„Kennst du das Land, wo die Zitronen blühen?“ – „Nein, das kenne ich nicht. Aber ich weiß, dass alle Zitronen sauer sind. Dass man eben in den sauren Apfel beißen muss, um etwas im Leben zu erreichen. Dass sauer lustig macht. Sagt man das nicht?“ Auch wenn diese Antwort frei erfunden ist; Vielen meiner Kolleginnen und Kollegen in der Beratungsarbeit dürfte der Tonfall bekannt vorkommen. So hört es sich an, wenn ein Klient oder eine Klientin sich einfach keine Veränderung vorstellen kann oder vorstellen will. Wenn die sauren Zitronen des Alltags überhand genommen haben und die Blüten im Frühling gar nicht mehr wahrgenommen werden.

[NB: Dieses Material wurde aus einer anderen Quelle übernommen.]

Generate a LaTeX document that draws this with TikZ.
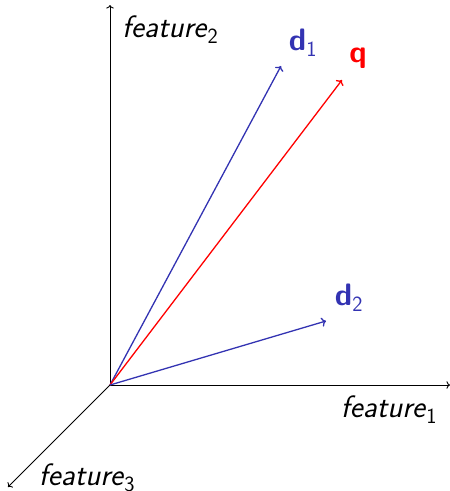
\documentclass[tikz,border=0pt]{standalone}
\usepackage{tikz}
\usepackage{xcolor}
\usetikzlibrary{arrows.meta, positioning, calc}
\definecolor{docblue}{HTML}{3333B2}
\definecolor{qred}{HTML}{FF0000}

\begin{document}
\begin{tikzpicture}[
            x=1pt, y=-1pt,
            axis/.style={->, black, line width=0.9pt},
            vec/.style={->, line width=1.3pt},
            lbl/.style={font=\fontsize{31}{36}\selectfont\sffamily, inner sep=0pt},
            feat/.style={lbl, text=black}
        ]
            \useasboundingbox (0,0) rectangle (450,491);
            % origin and axis ends
            \coordinate (o) at (110,385);
            \coordinate (x1) at (450,385);
            \coordinate (x2) at (110,5);
            \coordinate (x3) at (8,487);
            \draw[axis] (o) -- (x1);
            \draw[axis] (o) -- (x2);
            \draw[axis] (o) -- (x3);
            \node[feat, anchor=center] (f1) at (389,410) {\textit{feature}\textsubscript{1}};
            \node[feat, anchor=west] (f2) at (122,30) {\textit{feature}\textsubscript{2}};
            \node[feat, anchor=center] (f3) at (87,478) {\textit{feature}\textsubscript{3}};
            % document and query vectors
            \coordinate (d1) at (281,66);
            \coordinate (q) at (342,80);
            \coordinate (d2) at (326,321);
            \draw[vec, docblue] (o) -- (d1);
            \draw[vec, qred] (o) -- (q);
            \draw[vec, docblue] (o) -- (d2);
            \node[lbl, text=docblue] (ld1) at (303,43) {\textbf{d}\textsubscript{1}};
            \node[lbl, text=qred] (lq) at (358,58) {\textbf{q}};
            \node[lbl, text=docblue] (ld2) at (349,298) {\textbf{d}\textsubscript{2}};
        \end{tikzpicture}
\end{document}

In solchen Momenten helfen auch keine flotten Sprüche á la „Wenn das Leben dir eine Zitrone gibt, dann mach Limonade draus“. Solche Weisheiten erhöhen im Normalfall nur den Zynismuspegel. Wer zutiefst sauer ist; Wer sich daran gewöhnt hat, zutiefst sauer zu sein, dem schmeckt früher oder später auch nichts Süsses mehr. Jede neue Lebenssituation wird direkt auf ihren potenziellen Säuregehalt abgeklopft, und das Ergebnis triumphierend ausgelöffelt. Hier will mich Einer über’s Ohr hauen. Dort hat mich ein Anderer schon früher betrogen, und wird es mit Sicherheit wieder tun. Es gibt Menschen, die könnte man für ihren vielen schlimmen Lebenserfahrungen bedauern. Wäre da nicht dieses leichte Zucken um die Mundwinkel. Der gleiche Gesichtsausdruck, der sich auch mit Salz und Tequila problemlos vorstellen lässt.
Für mich persönlich war es ein großer Schritt nach vorne, als ich irgendwann aufgehört habe, gegen diese Wand aus sauren Mienen und Gedanken anzukämpfen. Zu verstehen, dass für manche Menschen Lebensqualität bedeutet, sich selber ständig Zitronen in den Tee zu tun, und sich im Nachgang darüber zu beklagen, wie übel das Leben, das Schicksal – und vor allem: die anderen Menschen um sie herum – ihnen mitspielen. Mein Lieblingsgetränk bleibt Cappuccino mit viel Zucchero – aus dem Land, wo im Frühling nicht nur die Zitronen blühen.